> _Exercise objective_
Your task is to filter the data below down to the lines holding "with".
---- Provided material
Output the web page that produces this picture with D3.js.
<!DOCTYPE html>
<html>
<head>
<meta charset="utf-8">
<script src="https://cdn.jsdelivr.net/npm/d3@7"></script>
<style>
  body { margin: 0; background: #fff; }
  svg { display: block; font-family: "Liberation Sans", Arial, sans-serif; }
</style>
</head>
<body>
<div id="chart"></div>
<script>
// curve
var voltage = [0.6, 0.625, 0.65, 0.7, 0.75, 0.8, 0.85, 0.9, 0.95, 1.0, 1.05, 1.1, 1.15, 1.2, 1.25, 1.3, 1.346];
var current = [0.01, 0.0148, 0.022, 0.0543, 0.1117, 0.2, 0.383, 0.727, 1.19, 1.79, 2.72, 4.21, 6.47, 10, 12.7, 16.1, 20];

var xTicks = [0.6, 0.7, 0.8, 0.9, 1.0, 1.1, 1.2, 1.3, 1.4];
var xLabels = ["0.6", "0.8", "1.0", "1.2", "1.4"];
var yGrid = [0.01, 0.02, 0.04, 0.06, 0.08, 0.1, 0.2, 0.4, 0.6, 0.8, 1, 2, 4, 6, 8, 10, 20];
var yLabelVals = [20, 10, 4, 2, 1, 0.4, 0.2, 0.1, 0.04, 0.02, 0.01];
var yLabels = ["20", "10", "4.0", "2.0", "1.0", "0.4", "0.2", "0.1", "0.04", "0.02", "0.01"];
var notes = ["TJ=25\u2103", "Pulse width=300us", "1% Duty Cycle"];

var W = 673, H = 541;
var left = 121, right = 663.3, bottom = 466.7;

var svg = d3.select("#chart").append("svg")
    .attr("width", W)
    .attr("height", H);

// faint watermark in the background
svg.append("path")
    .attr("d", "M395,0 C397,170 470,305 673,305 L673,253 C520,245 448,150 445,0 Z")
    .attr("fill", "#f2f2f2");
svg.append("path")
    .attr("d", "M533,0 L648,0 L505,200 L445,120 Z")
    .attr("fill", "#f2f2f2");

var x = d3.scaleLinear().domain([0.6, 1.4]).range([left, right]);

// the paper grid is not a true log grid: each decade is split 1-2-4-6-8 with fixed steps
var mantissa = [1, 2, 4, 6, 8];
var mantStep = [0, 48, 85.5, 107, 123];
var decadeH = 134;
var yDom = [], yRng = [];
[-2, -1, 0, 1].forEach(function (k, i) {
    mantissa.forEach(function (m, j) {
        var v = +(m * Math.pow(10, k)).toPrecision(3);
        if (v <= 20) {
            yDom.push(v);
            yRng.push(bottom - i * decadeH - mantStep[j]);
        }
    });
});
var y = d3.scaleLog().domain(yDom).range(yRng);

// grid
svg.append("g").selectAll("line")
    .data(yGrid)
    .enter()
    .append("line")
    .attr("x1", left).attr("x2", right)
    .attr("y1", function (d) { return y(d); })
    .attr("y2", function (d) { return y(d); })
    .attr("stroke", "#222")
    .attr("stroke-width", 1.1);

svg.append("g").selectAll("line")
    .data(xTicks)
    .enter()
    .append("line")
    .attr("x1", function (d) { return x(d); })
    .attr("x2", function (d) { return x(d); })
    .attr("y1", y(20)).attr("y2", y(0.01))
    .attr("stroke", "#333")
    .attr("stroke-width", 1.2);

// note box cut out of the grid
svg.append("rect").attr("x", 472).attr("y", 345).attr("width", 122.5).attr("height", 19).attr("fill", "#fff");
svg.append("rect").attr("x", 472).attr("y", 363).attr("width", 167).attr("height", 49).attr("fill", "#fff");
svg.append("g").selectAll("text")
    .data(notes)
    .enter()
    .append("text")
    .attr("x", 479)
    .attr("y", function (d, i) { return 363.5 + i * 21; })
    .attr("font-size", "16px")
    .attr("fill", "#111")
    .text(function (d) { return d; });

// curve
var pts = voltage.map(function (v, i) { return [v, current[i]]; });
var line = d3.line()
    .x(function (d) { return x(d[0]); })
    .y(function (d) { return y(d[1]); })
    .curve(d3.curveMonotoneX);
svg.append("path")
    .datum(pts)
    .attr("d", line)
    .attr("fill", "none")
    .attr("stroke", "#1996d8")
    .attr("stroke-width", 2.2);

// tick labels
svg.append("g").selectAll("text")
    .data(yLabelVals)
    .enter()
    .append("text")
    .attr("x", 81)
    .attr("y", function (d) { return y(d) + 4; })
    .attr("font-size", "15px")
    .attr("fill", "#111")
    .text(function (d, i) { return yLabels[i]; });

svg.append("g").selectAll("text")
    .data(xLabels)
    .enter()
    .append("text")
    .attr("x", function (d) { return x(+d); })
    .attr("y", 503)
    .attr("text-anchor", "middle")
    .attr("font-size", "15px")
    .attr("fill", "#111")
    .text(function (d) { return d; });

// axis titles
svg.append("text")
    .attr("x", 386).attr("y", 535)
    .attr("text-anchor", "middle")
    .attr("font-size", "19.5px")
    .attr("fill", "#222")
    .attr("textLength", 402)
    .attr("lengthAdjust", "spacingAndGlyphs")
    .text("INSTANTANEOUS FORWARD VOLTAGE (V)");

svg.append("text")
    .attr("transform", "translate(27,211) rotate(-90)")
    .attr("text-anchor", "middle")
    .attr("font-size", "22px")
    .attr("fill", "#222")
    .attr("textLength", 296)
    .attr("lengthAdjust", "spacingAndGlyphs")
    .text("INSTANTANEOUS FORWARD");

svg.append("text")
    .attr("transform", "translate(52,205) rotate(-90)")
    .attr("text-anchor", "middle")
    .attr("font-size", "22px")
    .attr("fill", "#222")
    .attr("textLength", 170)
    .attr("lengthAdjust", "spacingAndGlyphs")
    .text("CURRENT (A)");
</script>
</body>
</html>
--------
---- Provided material
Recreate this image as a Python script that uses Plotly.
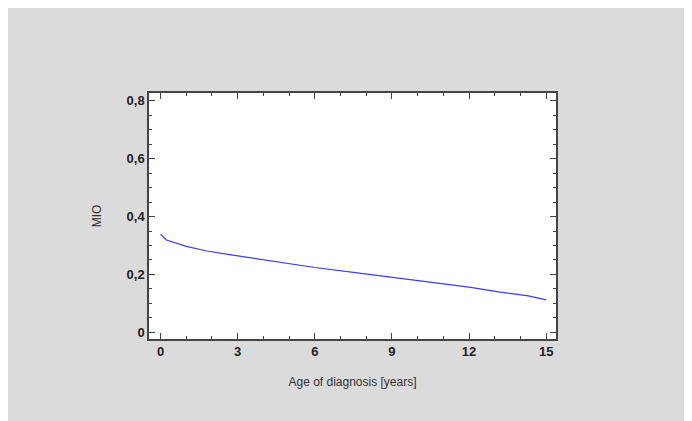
--------
---- Provided material
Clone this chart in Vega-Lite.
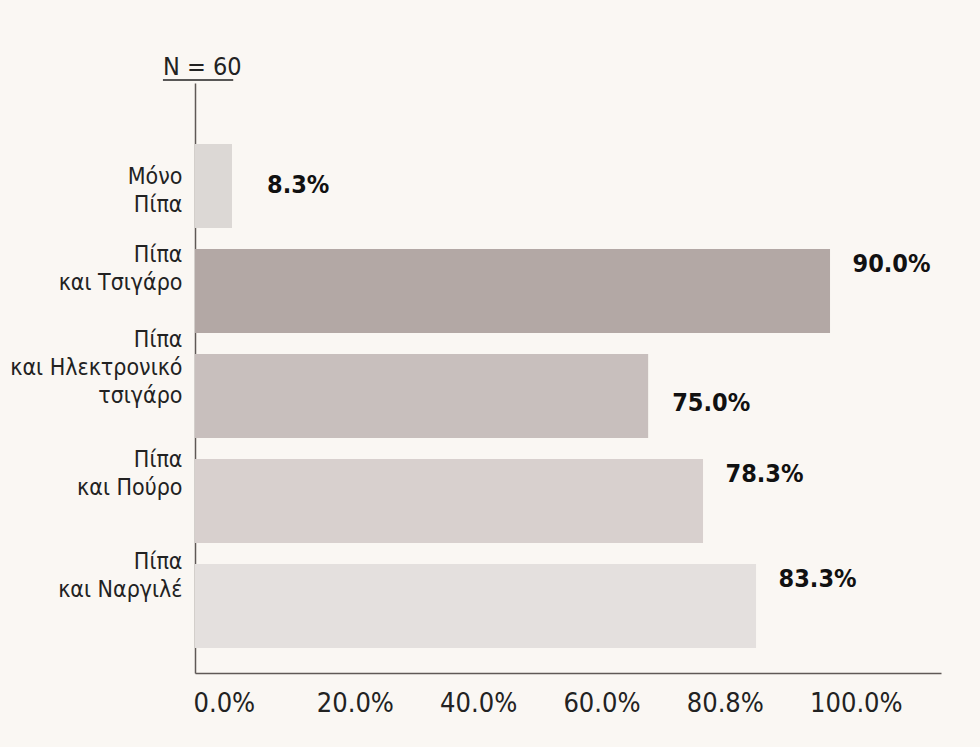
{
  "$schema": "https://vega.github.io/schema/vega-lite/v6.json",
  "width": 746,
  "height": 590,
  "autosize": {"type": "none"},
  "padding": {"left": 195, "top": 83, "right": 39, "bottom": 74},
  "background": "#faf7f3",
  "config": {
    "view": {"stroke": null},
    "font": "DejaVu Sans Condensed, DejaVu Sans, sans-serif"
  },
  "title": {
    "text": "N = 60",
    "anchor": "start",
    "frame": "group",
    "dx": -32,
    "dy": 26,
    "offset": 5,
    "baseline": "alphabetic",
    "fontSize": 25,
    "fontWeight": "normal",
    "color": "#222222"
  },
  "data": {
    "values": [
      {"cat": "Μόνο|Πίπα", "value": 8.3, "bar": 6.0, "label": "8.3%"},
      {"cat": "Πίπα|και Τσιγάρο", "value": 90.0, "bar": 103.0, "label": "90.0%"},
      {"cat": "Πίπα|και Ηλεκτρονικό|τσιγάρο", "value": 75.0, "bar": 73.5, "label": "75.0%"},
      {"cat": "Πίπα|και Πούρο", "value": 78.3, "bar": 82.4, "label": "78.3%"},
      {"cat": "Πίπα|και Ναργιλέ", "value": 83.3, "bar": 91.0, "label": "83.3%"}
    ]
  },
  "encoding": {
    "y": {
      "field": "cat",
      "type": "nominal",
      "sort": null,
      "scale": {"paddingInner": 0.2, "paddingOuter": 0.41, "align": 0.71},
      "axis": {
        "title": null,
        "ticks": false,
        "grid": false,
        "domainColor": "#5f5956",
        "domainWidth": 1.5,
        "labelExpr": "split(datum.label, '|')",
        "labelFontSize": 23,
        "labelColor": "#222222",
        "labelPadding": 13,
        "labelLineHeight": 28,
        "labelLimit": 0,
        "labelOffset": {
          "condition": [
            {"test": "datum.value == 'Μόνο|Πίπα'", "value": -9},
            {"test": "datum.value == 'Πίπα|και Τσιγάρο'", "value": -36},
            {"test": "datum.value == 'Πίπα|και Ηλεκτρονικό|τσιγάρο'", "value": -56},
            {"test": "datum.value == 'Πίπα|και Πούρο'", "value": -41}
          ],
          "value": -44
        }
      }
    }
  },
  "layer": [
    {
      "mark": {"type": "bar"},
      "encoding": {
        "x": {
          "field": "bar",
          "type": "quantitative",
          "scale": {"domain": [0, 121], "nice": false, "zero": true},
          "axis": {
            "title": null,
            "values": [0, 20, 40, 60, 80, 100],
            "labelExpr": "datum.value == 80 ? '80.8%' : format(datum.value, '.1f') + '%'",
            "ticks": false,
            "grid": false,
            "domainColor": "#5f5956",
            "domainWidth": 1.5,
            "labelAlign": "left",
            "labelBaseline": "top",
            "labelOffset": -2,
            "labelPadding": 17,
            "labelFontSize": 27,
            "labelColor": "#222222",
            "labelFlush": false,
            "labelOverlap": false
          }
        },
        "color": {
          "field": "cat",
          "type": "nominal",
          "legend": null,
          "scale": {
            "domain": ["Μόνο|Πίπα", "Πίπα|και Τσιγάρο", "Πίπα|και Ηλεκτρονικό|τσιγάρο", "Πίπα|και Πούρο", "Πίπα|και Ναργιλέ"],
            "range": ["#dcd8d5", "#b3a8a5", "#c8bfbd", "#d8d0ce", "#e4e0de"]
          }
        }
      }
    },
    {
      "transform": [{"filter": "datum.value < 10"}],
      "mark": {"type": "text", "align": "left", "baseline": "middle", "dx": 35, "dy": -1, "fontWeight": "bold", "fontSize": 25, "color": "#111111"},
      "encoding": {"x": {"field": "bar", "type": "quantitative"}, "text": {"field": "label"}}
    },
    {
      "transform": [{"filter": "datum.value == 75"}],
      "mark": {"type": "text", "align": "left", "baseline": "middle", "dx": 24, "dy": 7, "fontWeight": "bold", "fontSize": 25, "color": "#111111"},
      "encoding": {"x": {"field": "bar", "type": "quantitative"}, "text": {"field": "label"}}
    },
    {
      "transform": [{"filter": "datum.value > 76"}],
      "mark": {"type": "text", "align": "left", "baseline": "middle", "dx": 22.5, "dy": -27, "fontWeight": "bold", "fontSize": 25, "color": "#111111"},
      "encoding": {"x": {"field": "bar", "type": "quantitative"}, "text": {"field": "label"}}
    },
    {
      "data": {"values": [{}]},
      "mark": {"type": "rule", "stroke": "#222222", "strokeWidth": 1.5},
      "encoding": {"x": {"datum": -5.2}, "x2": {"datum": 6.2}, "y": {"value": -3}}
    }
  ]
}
--------
> _Result_
Output the web page that produces this picture with D3.js.
// the paper grid is not a true log grid: each decade is split 1-2-4-6-8 with fixed steps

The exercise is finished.